TASK DESCRIPTION
Reproduce every line of the material below, but drop the pictures.

STORED ROWS
+++
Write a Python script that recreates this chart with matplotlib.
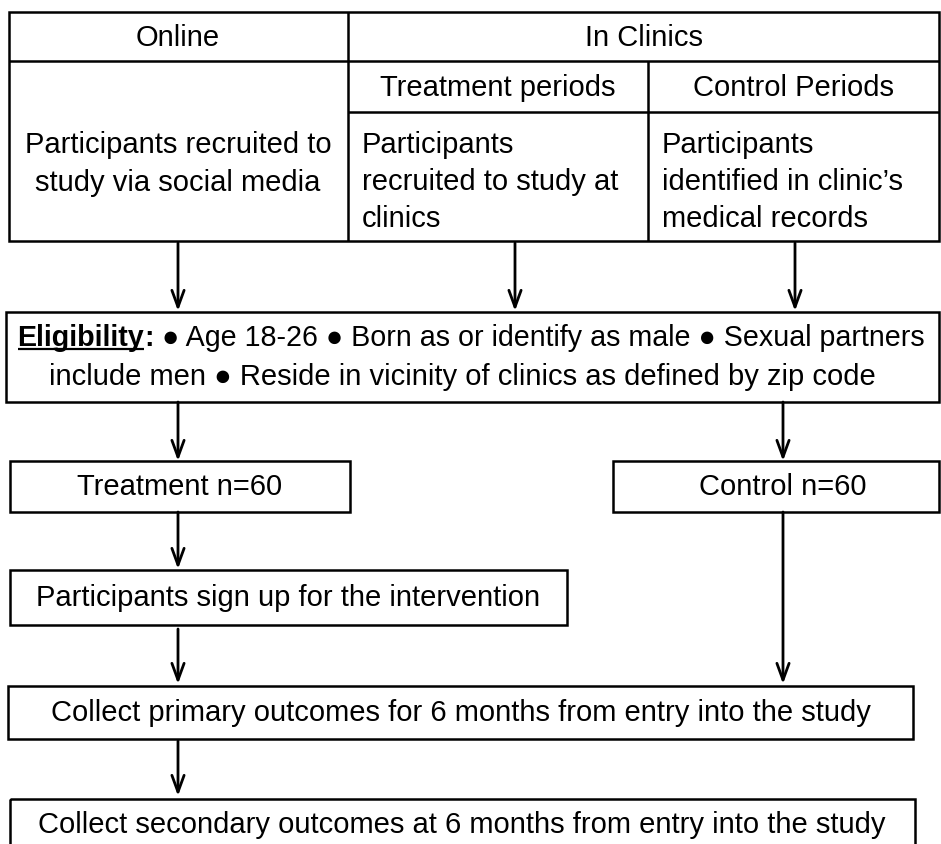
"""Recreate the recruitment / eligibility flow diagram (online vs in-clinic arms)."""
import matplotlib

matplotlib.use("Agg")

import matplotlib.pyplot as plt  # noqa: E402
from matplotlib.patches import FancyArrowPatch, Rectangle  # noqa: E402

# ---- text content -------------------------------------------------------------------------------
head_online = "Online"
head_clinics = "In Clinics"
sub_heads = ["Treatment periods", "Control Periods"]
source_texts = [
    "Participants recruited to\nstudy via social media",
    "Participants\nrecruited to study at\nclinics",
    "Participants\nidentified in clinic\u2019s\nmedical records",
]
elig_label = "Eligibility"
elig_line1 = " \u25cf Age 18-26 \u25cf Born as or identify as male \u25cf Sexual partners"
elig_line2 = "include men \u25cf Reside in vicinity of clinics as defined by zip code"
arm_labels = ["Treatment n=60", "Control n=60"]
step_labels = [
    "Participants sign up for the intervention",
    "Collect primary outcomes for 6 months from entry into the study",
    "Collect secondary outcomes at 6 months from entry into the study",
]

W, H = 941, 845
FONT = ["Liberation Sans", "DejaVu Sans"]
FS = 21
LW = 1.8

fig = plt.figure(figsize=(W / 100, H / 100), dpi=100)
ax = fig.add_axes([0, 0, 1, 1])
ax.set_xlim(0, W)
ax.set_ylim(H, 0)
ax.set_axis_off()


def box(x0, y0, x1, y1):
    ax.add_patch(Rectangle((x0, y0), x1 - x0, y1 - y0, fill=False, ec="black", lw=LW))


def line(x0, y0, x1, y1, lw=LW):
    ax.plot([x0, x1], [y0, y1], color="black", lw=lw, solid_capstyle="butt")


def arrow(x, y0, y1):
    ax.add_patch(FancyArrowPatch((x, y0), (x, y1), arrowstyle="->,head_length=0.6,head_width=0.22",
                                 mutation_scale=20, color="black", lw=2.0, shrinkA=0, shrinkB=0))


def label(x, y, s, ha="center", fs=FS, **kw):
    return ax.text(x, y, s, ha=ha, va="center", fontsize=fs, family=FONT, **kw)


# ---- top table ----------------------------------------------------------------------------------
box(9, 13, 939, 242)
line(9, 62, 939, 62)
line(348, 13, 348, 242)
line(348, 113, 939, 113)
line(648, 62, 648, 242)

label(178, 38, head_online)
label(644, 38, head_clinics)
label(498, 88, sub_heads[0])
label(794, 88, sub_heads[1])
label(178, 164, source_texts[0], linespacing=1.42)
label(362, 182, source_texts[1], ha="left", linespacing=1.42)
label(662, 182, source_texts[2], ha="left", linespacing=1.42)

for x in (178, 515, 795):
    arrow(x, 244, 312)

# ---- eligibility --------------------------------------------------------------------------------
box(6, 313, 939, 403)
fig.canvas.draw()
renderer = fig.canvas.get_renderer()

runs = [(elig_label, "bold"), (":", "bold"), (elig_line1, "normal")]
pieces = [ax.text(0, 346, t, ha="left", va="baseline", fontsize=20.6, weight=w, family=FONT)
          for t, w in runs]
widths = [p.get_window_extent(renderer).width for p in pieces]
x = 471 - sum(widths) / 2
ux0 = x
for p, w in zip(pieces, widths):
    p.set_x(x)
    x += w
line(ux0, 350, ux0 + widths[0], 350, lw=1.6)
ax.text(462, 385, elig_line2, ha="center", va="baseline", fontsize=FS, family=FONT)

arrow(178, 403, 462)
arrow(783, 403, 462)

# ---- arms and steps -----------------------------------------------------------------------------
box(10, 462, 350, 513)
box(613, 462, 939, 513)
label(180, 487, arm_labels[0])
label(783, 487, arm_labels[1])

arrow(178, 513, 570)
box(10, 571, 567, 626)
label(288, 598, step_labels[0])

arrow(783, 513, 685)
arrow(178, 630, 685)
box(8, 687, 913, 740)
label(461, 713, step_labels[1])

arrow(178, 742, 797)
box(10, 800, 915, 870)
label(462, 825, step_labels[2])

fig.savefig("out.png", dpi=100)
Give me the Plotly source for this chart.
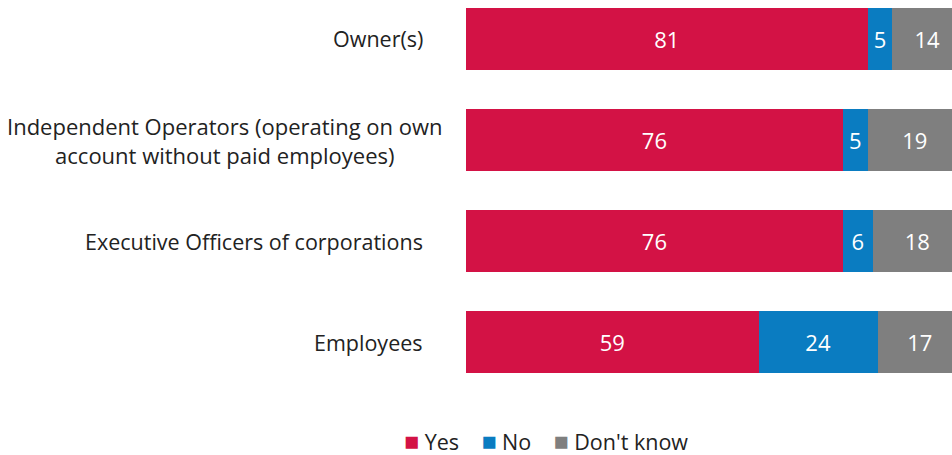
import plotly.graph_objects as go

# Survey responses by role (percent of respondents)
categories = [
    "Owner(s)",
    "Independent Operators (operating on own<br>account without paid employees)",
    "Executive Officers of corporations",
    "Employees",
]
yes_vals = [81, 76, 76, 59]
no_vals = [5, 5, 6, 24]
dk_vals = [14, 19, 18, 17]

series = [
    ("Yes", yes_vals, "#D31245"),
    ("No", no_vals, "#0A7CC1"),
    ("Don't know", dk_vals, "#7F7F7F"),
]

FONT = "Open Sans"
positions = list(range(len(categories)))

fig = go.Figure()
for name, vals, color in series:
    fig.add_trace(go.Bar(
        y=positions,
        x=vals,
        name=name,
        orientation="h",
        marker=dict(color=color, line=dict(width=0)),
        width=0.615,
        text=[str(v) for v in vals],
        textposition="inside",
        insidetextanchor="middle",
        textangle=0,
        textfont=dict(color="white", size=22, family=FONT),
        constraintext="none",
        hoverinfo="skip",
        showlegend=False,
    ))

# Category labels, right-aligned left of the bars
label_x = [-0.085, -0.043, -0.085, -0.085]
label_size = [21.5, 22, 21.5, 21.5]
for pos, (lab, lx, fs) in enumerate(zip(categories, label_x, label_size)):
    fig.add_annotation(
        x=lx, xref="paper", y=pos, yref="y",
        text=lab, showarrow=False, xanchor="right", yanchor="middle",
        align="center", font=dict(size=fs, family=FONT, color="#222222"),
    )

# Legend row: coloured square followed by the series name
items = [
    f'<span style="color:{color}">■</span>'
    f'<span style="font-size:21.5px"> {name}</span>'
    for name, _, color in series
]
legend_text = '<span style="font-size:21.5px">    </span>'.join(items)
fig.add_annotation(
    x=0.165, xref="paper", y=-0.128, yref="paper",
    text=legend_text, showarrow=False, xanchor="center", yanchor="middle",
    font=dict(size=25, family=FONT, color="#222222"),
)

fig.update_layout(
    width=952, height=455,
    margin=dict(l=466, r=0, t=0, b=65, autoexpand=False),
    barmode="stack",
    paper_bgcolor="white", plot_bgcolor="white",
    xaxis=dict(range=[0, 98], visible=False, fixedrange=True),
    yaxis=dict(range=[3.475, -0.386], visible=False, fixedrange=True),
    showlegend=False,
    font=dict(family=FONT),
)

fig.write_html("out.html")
+++
FINAL RESULT
Write a Python script that recreates this chart with matplotlib.
"""Recreate the recruitment / eligibility flow diagram (online vs in-clinic arms)."""
import matplotlib

matplotlib.use("Agg")

import matplotlib.pyplot as plt  # noqa: E402
from matplotlib.patches import FancyArrowPatch, Rectangle  # noqa: E402

# ---- text content -------------------------------------------------------------------------------
head_online = "Online"
head_clinics = "In Clinics"
sub_heads = ["Treatment periods", "Control Periods"]
source_texts = [
    "Participants recruited to\nstudy via social media",
    "Participants\nrecruited to study at\nclinics",
    "Participants\nidentified in clinic\u2019s\nmedical records",
]
elig_label = "Eligibility"
elig_line1 = " \u25cf Age 18-26 \u25cf Born as or identify as male \u25cf Sexual partners"
elig_line2 = "include men \u25cf Reside in vicinity of clinics as defined by zip code"
arm_labels = ["Treatment n=60", "Control n=60"]
step_labels = [
    "Participants sign up for the intervention",
    "Collect primary outcomes for 6 months from entry into the study",
    "Collect secondary outcomes at 6 months from entry into the study",
]

W, H = 941, 845
FONT = ["Liberation Sans", "DejaVu Sans"]
FS = 21
LW = 1.8

fig = plt.figure(figsize=(W / 100, H / 100), dpi=100)
ax = fig.add_axes([0, 0, 1, 1])
ax.set_xlim(0, W)
ax.set_ylim(H, 0)
ax.set_axis_off()


def box(x0, y0, x1, y1):
    ax.add_patch(Rectangle((x0, y0), x1 - x0, y1 - y0, fill=False, ec="black", lw=LW))


def line(x0, y0, x1, y1, lw=LW):
    ax.plot([x0, x1], [y0, y1], color="black", lw=lw, solid_capstyle="butt")


def arrow(x, y0, y1):
    ax.add_patch(FancyArrowPatch((x, y0), (x, y1), arrowstyle="->,head_length=0.6,head_width=0.22",
                                 mutation_scale=20, color="black", lw=2.0, shrinkA=0, shrinkB=0))


def label(x, y, s, ha="center", fs=FS, **kw):
    return ax.text(x, y, s, ha=ha, va="center", fontsize=fs, family=FONT, **kw)


# ---- top table ----------------------------------------------------------------------------------
box(9, 13, 939, 242)
line(9, 62, 939, 62)
line(348, 13, 348, 242)
line(348, 113, 939, 113)
line(648, 62, 648, 242)

label(178, 38, head_online)
label(644, 38, head_clinics)
label(498, 88, sub_heads[0])
label(794, 88, sub_heads[1])
label(178, 164, source_texts[0], linespacing=1.42)
label(362, 182, source_texts[1], ha="left", linespacing=1.42)
label(662, 182, source_texts[2], ha="left", linespacing=1.42)

for x in (178, 515, 795):
    arrow(x, 244, 312)

# ---- eligibility --------------------------------------------------------------------------------
box(6, 313, 939, 403)
fig.canvas.draw()
renderer = fig.canvas.get_renderer()

runs = [(elig_label, "bold"), (":", "bold"), (elig_line1, "normal")]
pieces = [ax.text(0, 346, t, ha="left", va="baseline", fontsize=20.6, weight=w, family=FONT)
          for t, w in runs]
widths = [p.get_window_extent(renderer).width for p in pieces]
x = 471 - sum(widths) / 2
ux0 = x
for p, w in zip(pieces, widths):
    p.set_x(x)
    x += w
line(ux0, 350, ux0 + widths[0], 350, lw=1.6)
ax.text(462, 385, elig_line2, ha="center", va="baseline", fontsize=FS, family=FONT)

arrow(178, 403, 462)
arrow(783, 403, 462)

# ---- arms and steps -----------------------------------------------------------------------------
box(10, 462, 350, 513)
box(613, 462, 939, 513)
label(180, 487, arm_labels[0])
label(783, 487, arm_labels[1])

arrow(178, 513, 570)
box(10, 571, 567, 626)
label(288, 598, step_labels[0])

arrow(783, 513, 685)
arrow(178, 630, 685)
box(8, 687, 913, 740)
label(461, 713, step_labels[1])

arrow(178, 742, 797)
box(10, 800, 915, 870)
label(462, 825, step_labels[2])

fig.savefig("out.png", dpi=100)
Give me the Plotly source for this chart.
import plotly.graph_objects as go

# Survey responses by role (percent of respondents)
categories = [
    "Owner(s)",
    "Independent Operators (operating on own<br>account without paid employees)",
    "Executive Officers of corporations",
    "Employees",
]
yes_vals = [81, 76, 76, 59]
no_vals = [5, 5, 6, 24]
dk_vals = [14, 19, 18, 17]

series = [
    ("Yes", yes_vals, "#D31245"),
    ("No", no_vals, "#0A7CC1"),
    ("Don't know", dk_vals, "#7F7F7F"),
]

FONT = "Open Sans"
positions = list(range(len(categories)))

fig = go.Figure()
for name, vals, color in series:
    fig.add_trace(go.Bar(
        y=positions,
        x=vals,
        name=name,
        orientation="h",
        marker=dict(color=color, line=dict(width=0)),
        width=0.615,
        text=[str(v) for v in vals],
        textposition="inside",
        insidetextanchor="middle",
        textangle=0,
        textfont=dict(color="white", size=22, family=FONT),
        constraintext="none",
        hoverinfo="skip",
        showlegend=False,
    ))

# Category labels, right-aligned left of the bars
label_x = [-0.085, -0.043, -0.085, -0.085]
label_size = [21.5, 22, 21.5, 21.5]
for pos, (lab, lx, fs) in enumerate(zip(categories, label_x, label_size)):
    fig.add_annotation(
        x=lx, xref="paper", y=pos, yref="y",
        text=lab, showarrow=False, xanchor="right", yanchor="middle",
        align="center", font=dict(size=fs, family=FONT, color="#222222"),
    )

# Legend row: coloured square followed by the series name
items = [
    f'<span style="color:{color}">■</span>'
    f'<span style="font-size:21.5px"> {name}</span>'
    for name, _, color in series
]
legend_text = '<span style="font-size:21.5px">    </span>'.join(items)
fig.add_annotation(
    x=0.165, xref="paper", y=-0.128, yref="paper",
    text=legend_text, showarrow=False, xanchor="center", yanchor="middle",
    font=dict(size=25, family=FONT, color="#222222"),
)

fig.update_layout(
    width=952, height=455,
    margin=dict(l=466, r=0, t=0, b=65, autoexpand=False),
    barmode="stack",
    paper_bgcolor="white", plot_bgcolor="white",
    xaxis=dict(range=[0, 98], visible=False, fixedrange=True),
    yaxis=dict(range=[3.475, -0.386], visible=False, fixedrange=True),
    showlegend=False,
    font=dict(family=FONT),
)

fig.write_html("out.html")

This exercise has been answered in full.